TASK STATEMENT:
Leave out the pictures and retype only the lines from the opening line to the line that holds "min_border_right=220, min_border_top=125, min_border_bottom=71)", both ends included.

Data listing
....................

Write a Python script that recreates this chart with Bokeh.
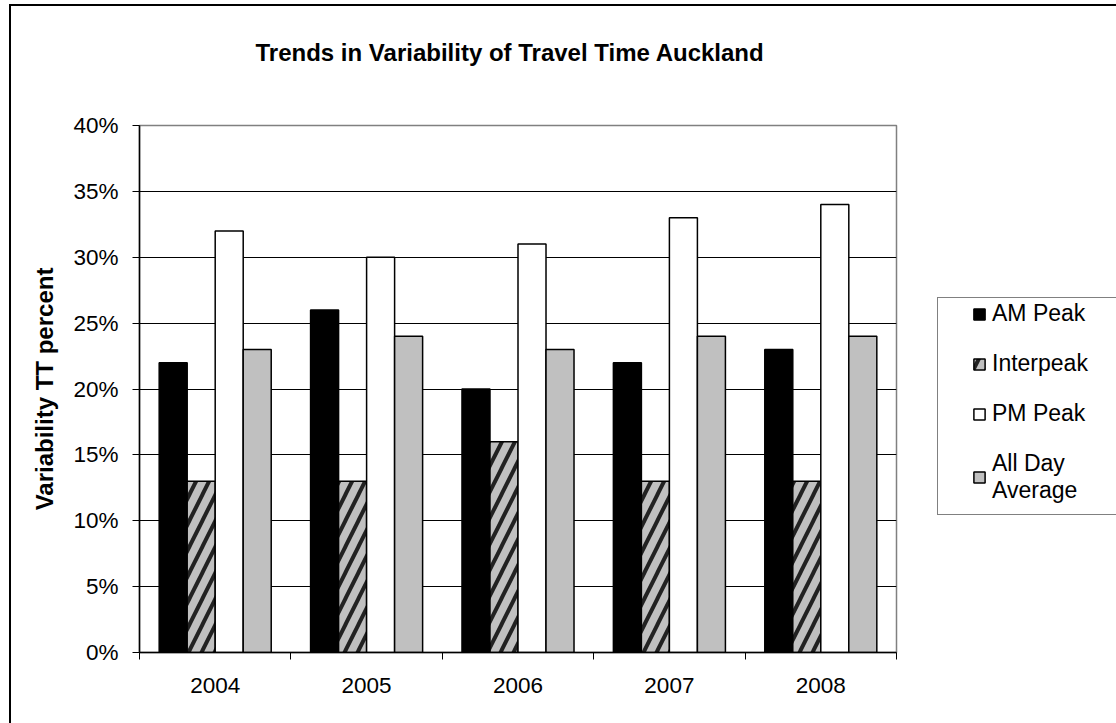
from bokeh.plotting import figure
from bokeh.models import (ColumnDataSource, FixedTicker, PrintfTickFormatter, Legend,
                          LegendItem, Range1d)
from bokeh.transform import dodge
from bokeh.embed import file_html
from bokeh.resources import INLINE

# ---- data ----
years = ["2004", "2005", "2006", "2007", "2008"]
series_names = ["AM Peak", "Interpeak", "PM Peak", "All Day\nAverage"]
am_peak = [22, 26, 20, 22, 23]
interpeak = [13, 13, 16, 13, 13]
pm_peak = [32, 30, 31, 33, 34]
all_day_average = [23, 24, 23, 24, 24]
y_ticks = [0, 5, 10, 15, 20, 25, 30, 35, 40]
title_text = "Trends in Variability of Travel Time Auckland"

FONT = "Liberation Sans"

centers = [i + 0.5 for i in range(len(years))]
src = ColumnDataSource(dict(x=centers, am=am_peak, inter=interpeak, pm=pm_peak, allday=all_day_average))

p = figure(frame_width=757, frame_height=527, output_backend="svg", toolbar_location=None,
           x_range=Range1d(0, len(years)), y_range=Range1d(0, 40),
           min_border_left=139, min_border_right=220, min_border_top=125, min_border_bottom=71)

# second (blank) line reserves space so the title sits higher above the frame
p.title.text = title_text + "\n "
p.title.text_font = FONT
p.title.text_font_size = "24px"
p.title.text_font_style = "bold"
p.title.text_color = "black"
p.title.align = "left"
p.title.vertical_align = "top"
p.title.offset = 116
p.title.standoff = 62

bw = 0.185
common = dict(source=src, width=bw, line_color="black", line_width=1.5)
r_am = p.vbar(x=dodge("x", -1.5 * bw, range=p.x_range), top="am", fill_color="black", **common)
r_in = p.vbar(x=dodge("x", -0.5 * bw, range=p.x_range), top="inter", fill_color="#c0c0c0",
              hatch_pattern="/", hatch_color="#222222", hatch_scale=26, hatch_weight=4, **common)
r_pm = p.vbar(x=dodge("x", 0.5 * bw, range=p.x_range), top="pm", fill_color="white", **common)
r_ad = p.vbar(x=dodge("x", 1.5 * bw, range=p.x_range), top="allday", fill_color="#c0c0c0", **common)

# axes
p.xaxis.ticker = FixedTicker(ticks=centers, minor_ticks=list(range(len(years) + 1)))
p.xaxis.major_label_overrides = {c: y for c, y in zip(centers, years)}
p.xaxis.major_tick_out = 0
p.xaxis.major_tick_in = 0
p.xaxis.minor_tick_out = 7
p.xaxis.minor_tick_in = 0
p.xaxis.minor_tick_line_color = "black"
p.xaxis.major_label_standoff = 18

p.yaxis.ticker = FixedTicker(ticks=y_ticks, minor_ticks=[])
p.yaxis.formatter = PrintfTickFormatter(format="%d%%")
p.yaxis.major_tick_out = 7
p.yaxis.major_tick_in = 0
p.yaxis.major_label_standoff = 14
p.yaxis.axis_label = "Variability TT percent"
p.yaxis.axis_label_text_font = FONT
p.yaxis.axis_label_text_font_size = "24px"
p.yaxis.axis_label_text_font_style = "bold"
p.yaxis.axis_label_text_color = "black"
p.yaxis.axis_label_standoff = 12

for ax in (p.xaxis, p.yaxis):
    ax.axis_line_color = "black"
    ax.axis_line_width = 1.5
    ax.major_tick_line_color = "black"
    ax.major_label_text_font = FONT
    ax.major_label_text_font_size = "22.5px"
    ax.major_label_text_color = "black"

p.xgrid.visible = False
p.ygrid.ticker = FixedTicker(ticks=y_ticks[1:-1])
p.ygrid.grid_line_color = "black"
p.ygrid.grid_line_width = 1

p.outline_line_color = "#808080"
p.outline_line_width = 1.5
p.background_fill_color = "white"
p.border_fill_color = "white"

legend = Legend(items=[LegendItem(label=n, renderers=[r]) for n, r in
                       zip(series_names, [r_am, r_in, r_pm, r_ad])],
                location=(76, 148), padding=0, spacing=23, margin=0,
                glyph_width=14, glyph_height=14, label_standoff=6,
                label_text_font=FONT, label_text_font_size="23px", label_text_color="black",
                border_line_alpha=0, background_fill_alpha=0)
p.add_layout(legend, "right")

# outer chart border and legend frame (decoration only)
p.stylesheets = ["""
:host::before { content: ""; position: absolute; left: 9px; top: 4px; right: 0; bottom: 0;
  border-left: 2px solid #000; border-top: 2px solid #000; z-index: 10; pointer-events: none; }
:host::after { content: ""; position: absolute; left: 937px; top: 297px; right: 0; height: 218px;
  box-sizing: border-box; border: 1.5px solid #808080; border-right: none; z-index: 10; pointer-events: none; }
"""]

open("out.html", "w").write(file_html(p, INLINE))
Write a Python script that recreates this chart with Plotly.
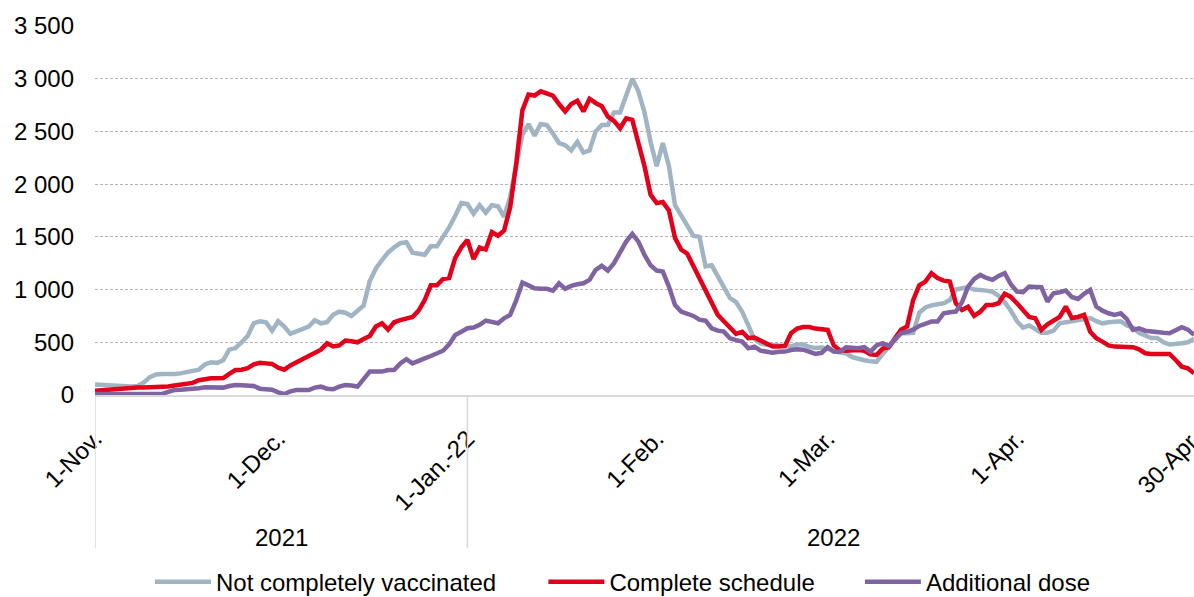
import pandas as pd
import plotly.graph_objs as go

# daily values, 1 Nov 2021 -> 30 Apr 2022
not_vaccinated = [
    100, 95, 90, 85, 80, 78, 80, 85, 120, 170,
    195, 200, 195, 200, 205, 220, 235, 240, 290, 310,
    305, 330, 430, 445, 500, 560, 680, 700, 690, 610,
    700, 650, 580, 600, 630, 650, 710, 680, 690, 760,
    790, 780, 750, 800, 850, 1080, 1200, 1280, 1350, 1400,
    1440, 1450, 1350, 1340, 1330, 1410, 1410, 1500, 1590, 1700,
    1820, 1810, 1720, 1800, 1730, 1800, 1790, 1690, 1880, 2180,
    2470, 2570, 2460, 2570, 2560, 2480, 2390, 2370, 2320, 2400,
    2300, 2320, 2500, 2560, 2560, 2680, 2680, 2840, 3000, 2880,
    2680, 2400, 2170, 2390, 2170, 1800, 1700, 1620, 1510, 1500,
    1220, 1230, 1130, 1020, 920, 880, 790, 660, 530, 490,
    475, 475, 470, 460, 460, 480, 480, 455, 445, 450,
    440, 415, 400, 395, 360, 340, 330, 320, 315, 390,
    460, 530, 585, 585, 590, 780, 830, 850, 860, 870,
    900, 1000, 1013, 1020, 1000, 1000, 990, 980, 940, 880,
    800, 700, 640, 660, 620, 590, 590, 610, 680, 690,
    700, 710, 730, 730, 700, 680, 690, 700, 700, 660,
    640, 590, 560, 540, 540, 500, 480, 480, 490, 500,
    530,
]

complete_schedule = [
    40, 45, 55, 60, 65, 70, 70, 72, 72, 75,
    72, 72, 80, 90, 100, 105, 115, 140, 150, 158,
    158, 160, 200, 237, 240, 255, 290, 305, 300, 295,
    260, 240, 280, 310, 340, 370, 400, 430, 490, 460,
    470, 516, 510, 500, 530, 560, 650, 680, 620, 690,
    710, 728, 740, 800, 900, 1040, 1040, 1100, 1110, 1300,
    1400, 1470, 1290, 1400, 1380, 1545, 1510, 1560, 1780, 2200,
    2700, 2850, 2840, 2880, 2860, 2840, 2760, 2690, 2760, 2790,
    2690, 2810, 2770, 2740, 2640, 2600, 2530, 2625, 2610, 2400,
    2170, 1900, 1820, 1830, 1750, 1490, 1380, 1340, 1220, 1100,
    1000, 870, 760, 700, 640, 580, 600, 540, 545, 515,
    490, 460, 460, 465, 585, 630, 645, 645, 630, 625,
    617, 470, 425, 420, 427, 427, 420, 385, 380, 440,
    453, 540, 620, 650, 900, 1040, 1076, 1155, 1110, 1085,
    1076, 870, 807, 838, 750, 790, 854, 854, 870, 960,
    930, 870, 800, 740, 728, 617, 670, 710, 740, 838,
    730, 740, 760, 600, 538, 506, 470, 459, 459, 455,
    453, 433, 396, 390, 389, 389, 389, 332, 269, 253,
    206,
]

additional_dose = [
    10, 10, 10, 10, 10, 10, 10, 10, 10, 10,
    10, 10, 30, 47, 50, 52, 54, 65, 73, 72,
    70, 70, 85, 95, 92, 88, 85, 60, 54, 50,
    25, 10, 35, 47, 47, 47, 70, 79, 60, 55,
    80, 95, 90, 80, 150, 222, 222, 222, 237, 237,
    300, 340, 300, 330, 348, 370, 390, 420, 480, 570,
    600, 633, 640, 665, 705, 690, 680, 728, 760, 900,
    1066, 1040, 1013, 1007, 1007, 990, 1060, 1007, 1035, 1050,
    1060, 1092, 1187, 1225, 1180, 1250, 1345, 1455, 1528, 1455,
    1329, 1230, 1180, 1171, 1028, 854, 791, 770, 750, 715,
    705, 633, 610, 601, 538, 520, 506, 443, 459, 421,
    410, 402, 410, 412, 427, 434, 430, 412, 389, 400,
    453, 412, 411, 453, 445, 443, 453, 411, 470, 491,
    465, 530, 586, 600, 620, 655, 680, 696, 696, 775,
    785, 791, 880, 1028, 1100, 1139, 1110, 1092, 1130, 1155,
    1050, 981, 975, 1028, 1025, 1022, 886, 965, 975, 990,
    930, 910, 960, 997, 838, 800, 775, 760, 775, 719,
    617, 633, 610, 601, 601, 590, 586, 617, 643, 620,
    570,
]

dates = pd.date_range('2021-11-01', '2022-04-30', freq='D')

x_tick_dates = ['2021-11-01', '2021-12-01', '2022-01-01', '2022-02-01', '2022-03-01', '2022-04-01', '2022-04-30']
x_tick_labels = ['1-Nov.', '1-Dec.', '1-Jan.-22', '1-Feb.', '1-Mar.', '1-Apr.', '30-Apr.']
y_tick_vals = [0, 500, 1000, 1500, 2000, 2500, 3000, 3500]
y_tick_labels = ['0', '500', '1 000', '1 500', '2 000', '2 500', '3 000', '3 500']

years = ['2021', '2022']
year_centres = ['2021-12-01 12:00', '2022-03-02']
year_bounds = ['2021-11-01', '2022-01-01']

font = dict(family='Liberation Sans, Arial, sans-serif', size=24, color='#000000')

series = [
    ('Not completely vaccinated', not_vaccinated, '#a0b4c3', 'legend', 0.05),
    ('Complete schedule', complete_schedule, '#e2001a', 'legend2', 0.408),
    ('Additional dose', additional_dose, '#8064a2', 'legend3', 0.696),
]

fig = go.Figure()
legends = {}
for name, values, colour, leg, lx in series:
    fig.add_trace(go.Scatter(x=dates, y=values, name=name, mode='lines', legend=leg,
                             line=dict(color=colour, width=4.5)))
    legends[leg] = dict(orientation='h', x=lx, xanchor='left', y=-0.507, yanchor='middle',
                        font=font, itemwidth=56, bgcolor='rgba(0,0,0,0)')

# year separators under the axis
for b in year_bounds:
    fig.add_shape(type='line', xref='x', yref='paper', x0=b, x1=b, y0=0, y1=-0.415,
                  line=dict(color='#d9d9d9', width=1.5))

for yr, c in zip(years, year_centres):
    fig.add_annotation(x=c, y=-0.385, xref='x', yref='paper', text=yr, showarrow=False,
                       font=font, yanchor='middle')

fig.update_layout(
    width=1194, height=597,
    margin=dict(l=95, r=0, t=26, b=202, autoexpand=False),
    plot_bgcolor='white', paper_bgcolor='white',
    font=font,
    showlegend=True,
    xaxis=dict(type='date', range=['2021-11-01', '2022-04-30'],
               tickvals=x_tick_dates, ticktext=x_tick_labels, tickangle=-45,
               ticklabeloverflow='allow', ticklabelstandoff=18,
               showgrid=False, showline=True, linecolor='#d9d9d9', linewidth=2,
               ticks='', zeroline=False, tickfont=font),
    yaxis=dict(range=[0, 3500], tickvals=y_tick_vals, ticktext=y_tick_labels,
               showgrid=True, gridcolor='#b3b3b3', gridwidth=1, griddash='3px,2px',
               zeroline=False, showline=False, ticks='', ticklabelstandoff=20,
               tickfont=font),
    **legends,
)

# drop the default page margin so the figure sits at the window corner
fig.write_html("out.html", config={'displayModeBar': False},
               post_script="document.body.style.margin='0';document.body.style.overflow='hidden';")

....................

FULL ANSWER:
Write a Python script that recreates this chart with Bokeh.
from bokeh.plotting import figure
from bokeh.models import (ColumnDataSource, FixedTicker, PrintfTickFormatter, Legend,
                          LegendItem, Range1d)
from bokeh.transform import dodge
from bokeh.embed import file_html
from bokeh.resources import INLINE

# ---- data ----
years = ["2004", "2005", "2006", "2007", "2008"]
series_names = ["AM Peak", "Interpeak", "PM Peak", "All Day\nAverage"]
am_peak = [22, 26, 20, 22, 23]
interpeak = [13, 13, 16, 13, 13]
pm_peak = [32, 30, 31, 33, 34]
all_day_average = [23, 24, 23, 24, 24]
y_ticks = [0, 5, 10, 15, 20, 25, 30, 35, 40]
title_text = "Trends in Variability of Travel Time Auckland"

FONT = "Liberation Sans"

centers = [i + 0.5 for i in range(len(years))]
src = ColumnDataSource(dict(x=centers, am=am_peak, inter=interpeak, pm=pm_peak, allday=all_day_average))

p = figure(frame_width=757, frame_height=527, output_backend="svg", toolbar_location=None,
           x_range=Range1d(0, len(years)), y_range=Range1d(0, 40),
           min_border_left=139, min_border_right=220, min_border_top=125, min_border_bottom=71)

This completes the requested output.